Descansem em paz, Josés!

Publicado em 26/10/10

A sexta-feira não foi 13, mas pudera ter sido! Aos supersticiosos ou céticos, o penúltimo dia da semana deu-nos um mau final de semana! Faleceram os portugueses José Saramago e José de Nazaré Mendes! Paradoxalmente o ateu José e o religioso José de Nazaré! Será que há sempre duas pontas a ser atadas? O José, de entre outros, “Ensaio sobre a cegueira”, escreveu, sem pontuação, os pontos cruciais de nossa existência, não há como não ler o único lusófono Nobel da Literatura! 


Saramago não temia a morte e discutiu, inclusive, a sua intermitência! Ele defendia a igualdade entre os homens, excomungado, riu da lei dos homens! Quanto a Deus, o escritor discutiu-o, negou-o, excomungou-o, todavia acredito que o José do Nobel pensava muito nesse ser divino! 

Ao ser indagado sobre a cultura de seu país e dos homens, Saramago vociferou: “Desisto, ler é para poucos.” 

Já em terras já não tão sem limites, voltemos ao nosso José de Nazaré Mendes, homem com H maiúsculo,segundo muitos, que não tive o prazer de conhecer, somente me vendera os acepipes raros e inigualáveis feitos por sua artesanais mãos no açougue da Luiz Aleixo, do Higienópolis! Astral e alegria nos olhos lusíadas ao vender seus produtos, seu semblante era de um patriarca feliz com sua prole, sua gente, seus vizinhos, seus amigos ou não, vêm à minha mente as palavras de orgulho de sua neta, Mariana Mendes, ao falar de sua avô! 

A morte, essa "indesejável das gentes", segundo Manuel Bandeira, levou dois Josés e deixou-nos a rezar pelas Marias! Verto o sangue branco, cantado a quatro cantos por Saramago e lembro Clarice Lispector: "Abre o túmulo e dize-me: quem de nós morreu mais?" A literatura não será mais a mesma , o mundo adoeceu, a terra não sara, Saramago? O livro está encostado, inerte, intermitente, "não há mais ensaios, todos os nomes saíram de um Memorial do Convento numa Jangada De Pedra para a Viagem do Elefante navegando nas Intermitências da Morte," segundo O Evangelho Segundo Jesus Cristo. O poema é acéfalo, é ateu, é comunista sem sê-lo, será mago?

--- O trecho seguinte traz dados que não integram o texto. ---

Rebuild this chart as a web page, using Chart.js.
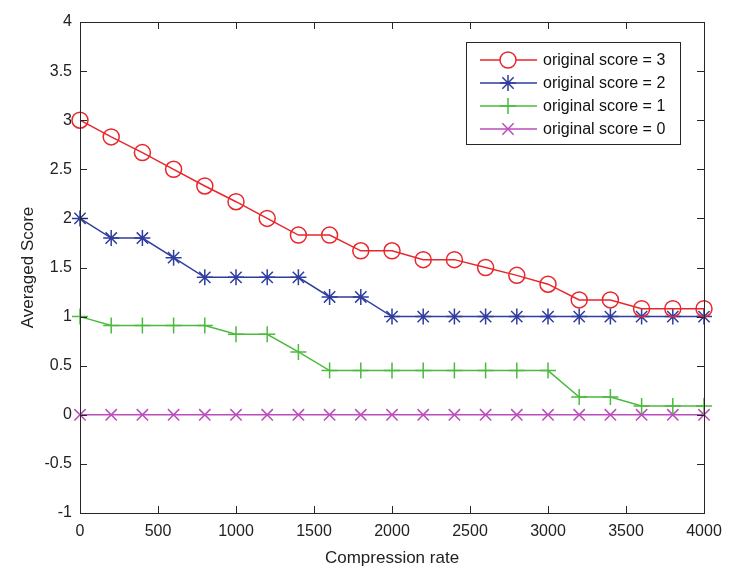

O açougue não será mais o mesmo, não há mais o Zé, suas mãos não artesanam mais a carne, que não é do pecado, suas mãos acenam até breve e abençoam a estirpe respeitável, elogiável, diferenciada dos Mendes! 

No Bar do Português, um dos poucos onde se faz “botecoterapia”, o chope Brahma, sempre campeão dos bares, destacará os “guerreiros” , esses sim Guerreiros, os Mendes, que orgulharão seu Zé do Açougue! 

E no açougue do seu Zé, que nunca quis ser Zé Ninguém, mas sim o ora, pois, Zé, as pessoas ainda comprarão, farão seus raros pratos e guardarão a imagem especialíssima do Pai, do Homem, do Amigo, do tão importante quanto Saramago, Zé do açougue! 

E, acima do bem e do mal, Camões, Fernando Pessoa, Saramago e Zé do Açougue Mendes, uníssonos, gritam: "Ó mar português, quanto do teu sal, são lágrimas de Portugal?". E cá embaixo, no exílio da canção, a esposa de Zé do Açougue, Fernando, Vânia, Mara, Gisele, lembrarão o Zé do Açougue e versarão: "Tudo vale a pena se a alma não é pequena!". Descansem em paz, Josés, com quem os outros vão!